* begin Data shown *

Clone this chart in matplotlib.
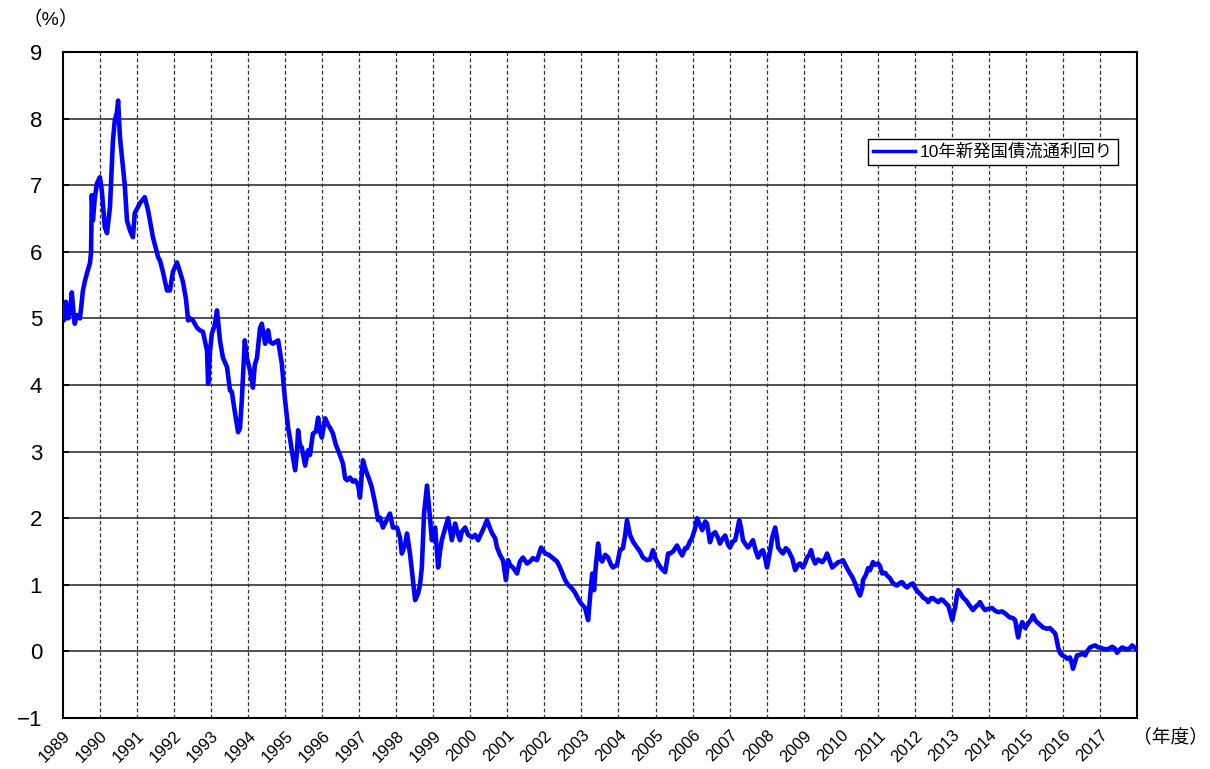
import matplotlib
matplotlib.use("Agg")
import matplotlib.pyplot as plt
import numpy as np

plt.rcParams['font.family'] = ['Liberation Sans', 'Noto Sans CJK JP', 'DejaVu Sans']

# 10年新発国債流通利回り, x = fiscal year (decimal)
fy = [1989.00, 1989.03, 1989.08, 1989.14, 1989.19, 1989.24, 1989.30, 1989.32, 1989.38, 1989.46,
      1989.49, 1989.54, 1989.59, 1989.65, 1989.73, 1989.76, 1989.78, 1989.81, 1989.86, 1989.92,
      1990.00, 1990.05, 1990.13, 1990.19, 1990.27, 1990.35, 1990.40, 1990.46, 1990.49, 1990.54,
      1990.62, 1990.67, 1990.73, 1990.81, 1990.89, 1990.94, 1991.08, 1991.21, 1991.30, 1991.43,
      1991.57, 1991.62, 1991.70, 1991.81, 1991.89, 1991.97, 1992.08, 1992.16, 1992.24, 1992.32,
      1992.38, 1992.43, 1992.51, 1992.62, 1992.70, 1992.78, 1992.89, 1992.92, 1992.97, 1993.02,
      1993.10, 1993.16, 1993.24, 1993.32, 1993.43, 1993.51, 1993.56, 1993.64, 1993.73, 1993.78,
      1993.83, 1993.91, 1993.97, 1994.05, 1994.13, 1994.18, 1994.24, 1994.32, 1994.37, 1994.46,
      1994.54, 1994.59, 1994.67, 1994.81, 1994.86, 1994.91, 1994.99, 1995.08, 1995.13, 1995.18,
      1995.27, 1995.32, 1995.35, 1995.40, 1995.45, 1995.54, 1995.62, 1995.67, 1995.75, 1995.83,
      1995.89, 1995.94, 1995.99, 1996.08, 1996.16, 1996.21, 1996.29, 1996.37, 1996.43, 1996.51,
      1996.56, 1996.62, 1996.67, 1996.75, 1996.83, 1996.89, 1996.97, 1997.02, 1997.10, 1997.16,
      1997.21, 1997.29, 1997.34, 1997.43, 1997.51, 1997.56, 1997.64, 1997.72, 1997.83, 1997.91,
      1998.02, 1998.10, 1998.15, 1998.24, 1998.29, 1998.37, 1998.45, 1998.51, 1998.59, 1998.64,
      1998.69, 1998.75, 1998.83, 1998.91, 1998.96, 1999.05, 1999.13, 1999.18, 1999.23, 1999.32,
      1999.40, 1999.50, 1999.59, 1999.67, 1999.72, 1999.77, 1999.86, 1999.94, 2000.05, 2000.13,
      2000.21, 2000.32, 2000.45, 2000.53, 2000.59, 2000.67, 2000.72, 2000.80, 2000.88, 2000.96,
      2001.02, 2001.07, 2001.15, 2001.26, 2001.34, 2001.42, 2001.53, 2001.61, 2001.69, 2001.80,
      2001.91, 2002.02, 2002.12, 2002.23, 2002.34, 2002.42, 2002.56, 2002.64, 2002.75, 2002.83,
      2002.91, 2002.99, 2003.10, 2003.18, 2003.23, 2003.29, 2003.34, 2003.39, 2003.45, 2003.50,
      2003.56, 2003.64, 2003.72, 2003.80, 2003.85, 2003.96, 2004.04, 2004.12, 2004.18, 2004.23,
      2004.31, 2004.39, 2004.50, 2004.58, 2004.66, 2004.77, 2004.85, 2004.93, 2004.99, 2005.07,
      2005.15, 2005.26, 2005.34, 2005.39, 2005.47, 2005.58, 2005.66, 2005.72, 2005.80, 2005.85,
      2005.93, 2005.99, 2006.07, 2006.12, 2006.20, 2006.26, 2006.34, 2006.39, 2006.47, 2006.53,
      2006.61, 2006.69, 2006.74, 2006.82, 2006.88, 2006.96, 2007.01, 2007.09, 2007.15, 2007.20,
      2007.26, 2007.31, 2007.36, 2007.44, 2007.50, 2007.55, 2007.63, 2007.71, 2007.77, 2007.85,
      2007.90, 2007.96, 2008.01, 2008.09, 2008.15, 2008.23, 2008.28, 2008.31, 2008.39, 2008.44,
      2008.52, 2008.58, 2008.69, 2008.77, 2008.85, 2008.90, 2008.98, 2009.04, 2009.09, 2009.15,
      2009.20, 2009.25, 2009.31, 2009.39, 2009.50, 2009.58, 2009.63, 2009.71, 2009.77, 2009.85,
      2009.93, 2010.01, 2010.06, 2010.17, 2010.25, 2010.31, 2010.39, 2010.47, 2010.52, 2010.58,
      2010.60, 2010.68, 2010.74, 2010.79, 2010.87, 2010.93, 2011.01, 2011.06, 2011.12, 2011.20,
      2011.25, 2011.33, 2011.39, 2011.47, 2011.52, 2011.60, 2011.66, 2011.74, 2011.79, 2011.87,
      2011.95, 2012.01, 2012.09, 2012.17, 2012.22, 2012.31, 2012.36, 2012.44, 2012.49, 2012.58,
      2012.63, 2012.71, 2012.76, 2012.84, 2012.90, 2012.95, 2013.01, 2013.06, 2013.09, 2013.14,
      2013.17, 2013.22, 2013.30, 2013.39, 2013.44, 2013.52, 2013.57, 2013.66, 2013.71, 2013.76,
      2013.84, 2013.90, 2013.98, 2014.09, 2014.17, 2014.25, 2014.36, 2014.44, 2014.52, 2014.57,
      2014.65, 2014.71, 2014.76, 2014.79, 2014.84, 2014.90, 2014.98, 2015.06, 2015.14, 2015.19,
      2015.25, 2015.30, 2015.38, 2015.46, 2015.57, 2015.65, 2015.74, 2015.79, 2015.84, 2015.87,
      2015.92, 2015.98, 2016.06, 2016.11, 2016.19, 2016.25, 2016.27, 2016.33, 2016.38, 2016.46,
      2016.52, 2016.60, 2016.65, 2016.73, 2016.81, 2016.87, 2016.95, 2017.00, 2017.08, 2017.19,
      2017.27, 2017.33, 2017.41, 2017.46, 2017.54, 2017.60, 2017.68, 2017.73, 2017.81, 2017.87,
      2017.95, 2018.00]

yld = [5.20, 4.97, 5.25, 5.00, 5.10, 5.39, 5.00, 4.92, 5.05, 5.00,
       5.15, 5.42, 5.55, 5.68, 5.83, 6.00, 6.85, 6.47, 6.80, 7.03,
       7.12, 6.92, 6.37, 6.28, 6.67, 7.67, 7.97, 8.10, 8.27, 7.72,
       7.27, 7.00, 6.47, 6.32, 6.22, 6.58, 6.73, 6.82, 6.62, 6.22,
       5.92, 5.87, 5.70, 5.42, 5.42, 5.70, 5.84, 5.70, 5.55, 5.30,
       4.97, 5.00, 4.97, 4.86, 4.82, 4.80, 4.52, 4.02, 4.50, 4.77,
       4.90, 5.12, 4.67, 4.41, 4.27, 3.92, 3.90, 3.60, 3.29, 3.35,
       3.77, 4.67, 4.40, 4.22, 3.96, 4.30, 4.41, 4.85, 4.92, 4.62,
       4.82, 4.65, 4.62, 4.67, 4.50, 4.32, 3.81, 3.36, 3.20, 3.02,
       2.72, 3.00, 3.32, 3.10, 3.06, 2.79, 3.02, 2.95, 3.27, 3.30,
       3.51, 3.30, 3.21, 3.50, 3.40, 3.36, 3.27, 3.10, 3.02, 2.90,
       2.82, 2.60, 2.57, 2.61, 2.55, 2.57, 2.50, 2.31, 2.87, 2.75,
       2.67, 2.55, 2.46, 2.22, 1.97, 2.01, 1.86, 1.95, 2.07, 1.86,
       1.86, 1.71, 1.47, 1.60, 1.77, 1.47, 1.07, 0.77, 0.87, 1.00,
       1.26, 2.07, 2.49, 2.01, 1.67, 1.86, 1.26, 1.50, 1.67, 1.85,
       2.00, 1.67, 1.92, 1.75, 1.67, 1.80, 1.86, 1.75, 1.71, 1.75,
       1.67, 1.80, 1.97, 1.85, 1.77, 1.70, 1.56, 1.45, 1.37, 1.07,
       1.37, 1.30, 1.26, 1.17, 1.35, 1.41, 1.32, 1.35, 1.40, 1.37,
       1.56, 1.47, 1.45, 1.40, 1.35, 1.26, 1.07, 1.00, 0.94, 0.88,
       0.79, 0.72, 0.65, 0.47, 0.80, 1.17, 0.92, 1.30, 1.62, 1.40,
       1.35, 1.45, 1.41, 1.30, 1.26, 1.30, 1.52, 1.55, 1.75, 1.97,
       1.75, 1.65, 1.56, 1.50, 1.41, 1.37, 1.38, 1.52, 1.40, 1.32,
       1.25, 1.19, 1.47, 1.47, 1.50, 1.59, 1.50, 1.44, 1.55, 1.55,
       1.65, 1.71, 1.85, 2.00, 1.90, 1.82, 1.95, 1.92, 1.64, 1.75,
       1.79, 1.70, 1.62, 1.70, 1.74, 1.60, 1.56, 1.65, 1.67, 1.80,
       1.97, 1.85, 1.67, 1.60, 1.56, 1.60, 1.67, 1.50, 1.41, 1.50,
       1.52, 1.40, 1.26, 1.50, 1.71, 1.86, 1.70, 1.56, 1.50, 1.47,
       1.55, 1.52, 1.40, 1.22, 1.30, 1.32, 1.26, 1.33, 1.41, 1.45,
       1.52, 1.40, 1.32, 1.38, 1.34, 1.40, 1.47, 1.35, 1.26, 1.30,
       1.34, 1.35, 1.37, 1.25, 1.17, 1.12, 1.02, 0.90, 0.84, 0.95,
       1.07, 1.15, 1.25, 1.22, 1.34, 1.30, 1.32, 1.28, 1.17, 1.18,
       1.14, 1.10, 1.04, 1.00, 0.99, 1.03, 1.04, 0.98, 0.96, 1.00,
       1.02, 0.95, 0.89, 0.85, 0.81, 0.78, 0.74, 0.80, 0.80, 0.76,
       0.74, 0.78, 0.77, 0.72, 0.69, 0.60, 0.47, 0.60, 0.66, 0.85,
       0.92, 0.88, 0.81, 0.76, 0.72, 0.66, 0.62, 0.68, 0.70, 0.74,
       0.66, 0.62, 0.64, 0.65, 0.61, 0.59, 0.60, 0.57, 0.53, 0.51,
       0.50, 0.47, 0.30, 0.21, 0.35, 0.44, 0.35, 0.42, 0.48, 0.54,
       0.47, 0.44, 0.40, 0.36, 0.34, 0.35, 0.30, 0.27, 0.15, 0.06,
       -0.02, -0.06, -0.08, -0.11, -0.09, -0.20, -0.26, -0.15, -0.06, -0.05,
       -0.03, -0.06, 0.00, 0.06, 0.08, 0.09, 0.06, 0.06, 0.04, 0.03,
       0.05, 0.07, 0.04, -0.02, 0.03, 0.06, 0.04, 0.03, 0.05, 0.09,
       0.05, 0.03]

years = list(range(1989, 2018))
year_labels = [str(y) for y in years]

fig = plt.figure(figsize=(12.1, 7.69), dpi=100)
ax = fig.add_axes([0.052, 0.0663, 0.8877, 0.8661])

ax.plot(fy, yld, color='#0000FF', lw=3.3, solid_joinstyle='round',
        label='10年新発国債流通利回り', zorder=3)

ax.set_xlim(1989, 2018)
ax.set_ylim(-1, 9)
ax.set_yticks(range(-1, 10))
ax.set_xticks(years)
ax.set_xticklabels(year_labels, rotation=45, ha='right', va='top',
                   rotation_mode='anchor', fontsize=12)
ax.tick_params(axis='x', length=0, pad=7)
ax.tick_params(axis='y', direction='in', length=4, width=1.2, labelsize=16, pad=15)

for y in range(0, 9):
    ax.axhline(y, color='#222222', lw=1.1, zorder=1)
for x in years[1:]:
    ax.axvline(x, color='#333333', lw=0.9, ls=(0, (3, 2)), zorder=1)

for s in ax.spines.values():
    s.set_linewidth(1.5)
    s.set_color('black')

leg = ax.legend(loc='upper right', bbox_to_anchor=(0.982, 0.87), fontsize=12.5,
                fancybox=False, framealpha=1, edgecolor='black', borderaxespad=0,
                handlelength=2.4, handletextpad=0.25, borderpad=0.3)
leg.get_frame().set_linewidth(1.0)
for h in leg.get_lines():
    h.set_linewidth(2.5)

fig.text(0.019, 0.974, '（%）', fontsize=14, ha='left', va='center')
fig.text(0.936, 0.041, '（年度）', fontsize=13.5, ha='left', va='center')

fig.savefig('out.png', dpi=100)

* end Data shown *

## Given problem:
Copy nothing but the lines from the first one in the listing through the line with "plt.rcParams['font.family'] = ['Liberation", and omit the pictures.

## Solved problem:
Clone this chart in matplotlib.
import matplotlib
matplotlib.use("Agg")
import matplotlib.pyplot as plt
import numpy as np

plt.rcParams['font.family'] = ['Liberation Sans', 'Noto Sans CJK JP', 'DejaVu Sans']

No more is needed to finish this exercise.